(ASI) Londra- Scatta il semaforo rosso sull'uscita del Regno Unito dall'Unione europea e ad accenderlo è stata l'Alta corte di giustizia inglese.
Attraverso le parole del Lord Thomas di Cwmgiedd, «La Brexit va votata dal parlamento, essendo questi sovrano di fronte alle iniziative del governo», è stato accolto il ricorso di un gruppo di attivisti a favore dell'Ue.
Ciò che viene contestata è infatti l'azione unilaterale del primo ministro Theresa May nel voler ricorrere all'articolo 50 del trattato di Lisbona, quello che prevede l'uscita di un Paese membro dall'Unione.
«E' impensabile contestare il voto dei cittadini in questo modo» ha replicato in via ufficiale il governo attraverso le parole di May, «Non può imporsi il parlamento su preferenze politiche espresse dal popolo inglese».
Così il governo contesta il divieto dell'Alta corte di bypassare un'approvazione formale del parlamento e prepara, stando a quanto afferma la Bbc, il ricorso alla Corte suprema, per dirimere la questione costituzionale. Un precedente non da poco e una sentenza che sarà storica per generazioni.
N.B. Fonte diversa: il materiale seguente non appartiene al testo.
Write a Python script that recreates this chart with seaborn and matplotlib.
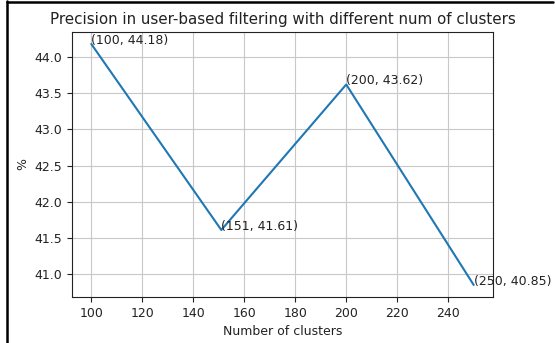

Il Regno Unito è di fronte a un sentiero che nessuno ha mai percorso prima, dove anche gli ripercussioni economiche si ritagliano il proprio spazio.
La sterlina è in rapida crescita, ma i mercati rimangono in fibrillazione per la sfida istituzionale lanciata.
Il parere della Corte suprema, qualora venisse presentato il ricorso da Theresa May, sarebbe atteso a dicembre, ma la partita è tutt'altro che scontata.
I tre giudici dell'Alta corte che si sono pronunciati hanno aperto una voragine giuridica all'interno del sistema inglese, dove la legittimità costituzionale sarà tutta da vedere in uno scontro fra governo e parlamento.
«Nel Regno Unito il parlamento è sovrano» ha sentenziato l'Alta corte. May ha subito risposto di voler rivendicare l'applicazione dell'articolo 50 in base al rispetto del referendum popolare.
«Entro il 31 marzo i negoziati saranno già iniziati», parola del primo ministro, che rivendica persino la «Royal prerogative» sempre spettata alle questioni relative ai trattati internazionali.
Al percorso giuridico verso l'ignoto tornano a fare eco le parole della stessa signora May, allora segretario di Stato per gli affari interni. Di fronte al gelo del risultato referendario e delle dimissioni di David Cameron, disse: «Mi chiamo Theresa May e sono la persona migliore per essere il nuovo primo ministro della Gran Bretagna.»
Dio salvi la regina dunque, e forse anche la costituzionalità di questo Paese, oltre il destino dei vincitori e dei vinti.